Una delle parole d’ordine della nostra quotidianità, la “sostituibilità”, basata sul riduzionismo a componenti, si dimostra non applicabile nel caso di esseri viventi, che funzionano e vivono come una sola unità. La minaccia più devastante è la perdita di significato che può derivare dalla sensazione di essere sostituibili; la considerazione indifferente verso i luoghi, pensata con uno scopo di maggior organizzazione e libertà, ne cancella invece la personalità. Il luogo, inteso come spazio vissuto di memorie, sentimenti e significati, nasce da esperienze collettive specifiche che appartengono solo e soltanto a quel luogo. Un sentimento molto forte, come si ritrova dall’esperienza dei templi greci e dei luoghi dove sorgevano, fino alla più recente Taliesin West di Frank Lloyd Wright: un sentimento di appartenenza e unità con il paesaggio e le sue caratteristiche, di comprensione di significato e condivisione di sensazioni, meglio rappresentato dal significato del genius loci.  Rituali e cerimonie partecipano alla comprensione del luogo, e ne rimarcano il concetto di appartenenza che in modo così fondamentale va a definire il complesso rapporto tra corpo e luogo.  Il legame con luoghi significativi è fondamentale per la definizione di una personalità, e la minaccia di oggi risiede nella mancanza di progetto di nuovi elementi di questo genere e nella progressiva scomparsa di quelli che ancora sopravvivono.

 

Capitolo XII – Abitare la possibilità

Il testo si chiude con quello che è il suo incipit, l’immagine del nido quale riparo esterno plasmato dalla nostra stessa interiorità, sia fisica che spirituale. Le nostre abitazioni dovrebbero essere specchi, a riflettere la nostra vita e le nostre azioni, e così anche gli altri edifici, mentre oggi essi tendono a rappresentare più trappole nelle quali non riusciamo ad esprimere pienamente noi stessi.

Un’opera di architettura ottiene il suo significato solo nel momento in cui viene vissuta e popolata; quando si rimane all’esterno di un’opera non esiste che puro formalismo.
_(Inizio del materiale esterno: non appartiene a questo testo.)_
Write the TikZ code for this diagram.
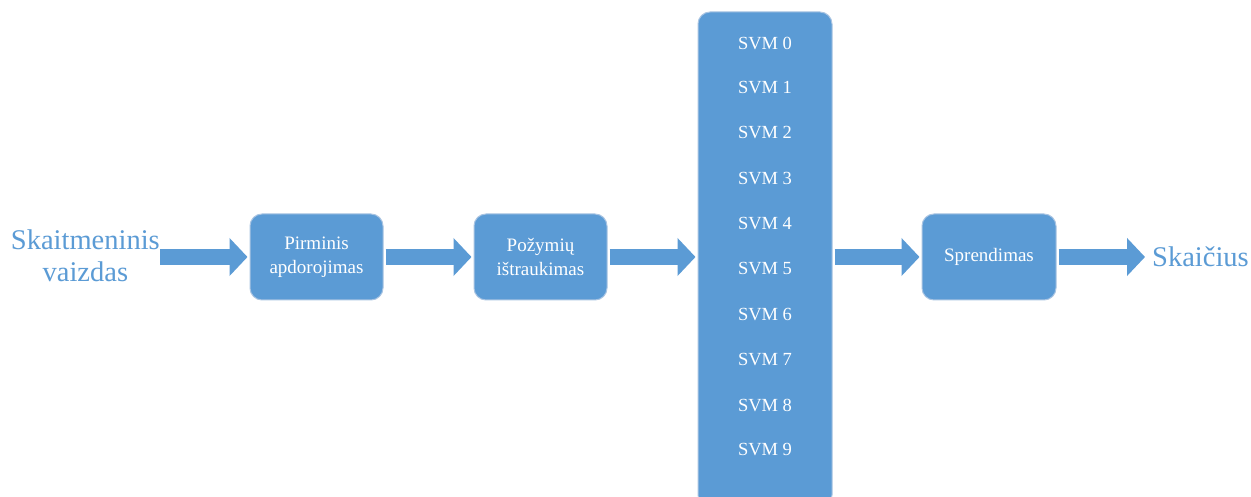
\documentclass[tikz,border=0pt]{standalone}
\usepackage{fontspec}
\setmainfont{Liberation Serif}
\usetikzlibrary{arrows.meta}
\definecolor{boxblue}{HTML}{5B9BD5}
\definecolor{boxedge}{HTML}{A9C4E2}
\begin{document}
\begin{tikzpicture}[x=1pt,y=1pt,
  procbox/.style={draw=boxedge, line width=1pt, fill=boxblue, rounded corners=12pt,
    text=white, align=center, font=\fontsize{19}{24}\selectfont, inner sep=0pt},
  bigtext/.style={text=boxblue, align=center, font=\fontsize{28.5}{32}\selectfont, inner sep=0pt},
  svmlabel/.style={text=white, font=\fontsize{18.5}{20}\selectfont, inner sep=0pt},
  blockarrow/.style={draw=boxblue, line width=16pt,
    -{Triangle[length=18pt,width=37pt]}, shorten <=2pt, shorten >=2pt}]
\clip (0,0) rectangle (1251,497);
\fill[white] (0,0) rectangle (1251,497);
% input text
\node[bigtext, anchor=east] (inp) at (160,241) {Skaitmeninis\\vaizdas};
% boxes
\node[procbox, minimum width=133pt, minimum height=86pt] (pirm) at (316.5,240) {Pirminis\\apdorojimas};
\node[procbox, minimum width=133pt, minimum height=86pt] (poz) at (540.5,240) {Požymių\\ištraukimas};
\node[procbox, minimum width=134pt, minimum height=495pt] (svm) at (765,237.5) {};
\node[procbox, minimum width=134pt, minimum height=86pt] (spr) at (989,240) {Sprendimas};
% svm labels
\foreach \i/\yy in {0/43,1/88,2/133,3/179,4/224,5/269,6/315,7/360,8/405,9/450}{
  \node[svmlabel] (svm\i) at (765,497-\yy) {SVM \i};
}
% output text
\node[bigtext, anchor=west] (out) at (1152,240) {Skaičius};
% arrows
\draw[blockarrow, shorten <=0pt] (inp.east |- pirm.west) -- (pirm.west);
\draw[blockarrow] (pirm.east) -- (poz.west);
\draw[blockarrow] (poz.east) -- (svm.west |- poz.east);
\draw[blockarrow] (svm.east |- spr.west) -- (spr.west);
\draw[blockarrow, shorten >=7pt] (spr.east) -- (out.west);
\end{tikzpicture}
\end{document}
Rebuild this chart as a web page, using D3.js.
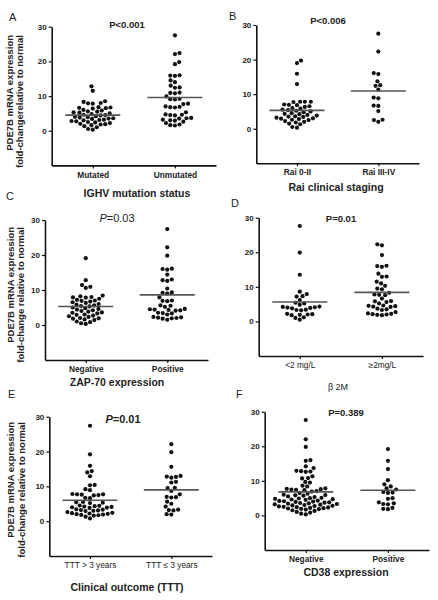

Il metodo di progetto dovrebbe basarsi di più sul tipo di vita che sarà possibile condurre all’interno degli edifici e sulle possibilità che racchiude, un luogo in cui le nostre vite possano essere scolpite nell’esperienza del mondo.

  

GLOSSARIO

Nido – riparo protettivo ma aperto e libero, rifugio; la diretta proiezione del corpo, dei suoi movimenti e del suo riposo, la più perfetta delle dimore.

Neuro-scienze cognitive – scienze che studiano le strutture e i processi che sostengono le nostre percezioni, il nostro pensiero e comportamento, e che quindi guidano la genesi dei più semplici impulsi all’abitare.

Metafora – espressione cognitiva della nostra esperienza vissuta nel mondo, mezzo naturale con cui la nostra mente elabora significati sulla base di esperienze. Non rappresenta la realtà, ma incarna la nostra ricca capacità immaginativa, definendo la nostra umanità nella percezione dell’ambiente che ci circonda.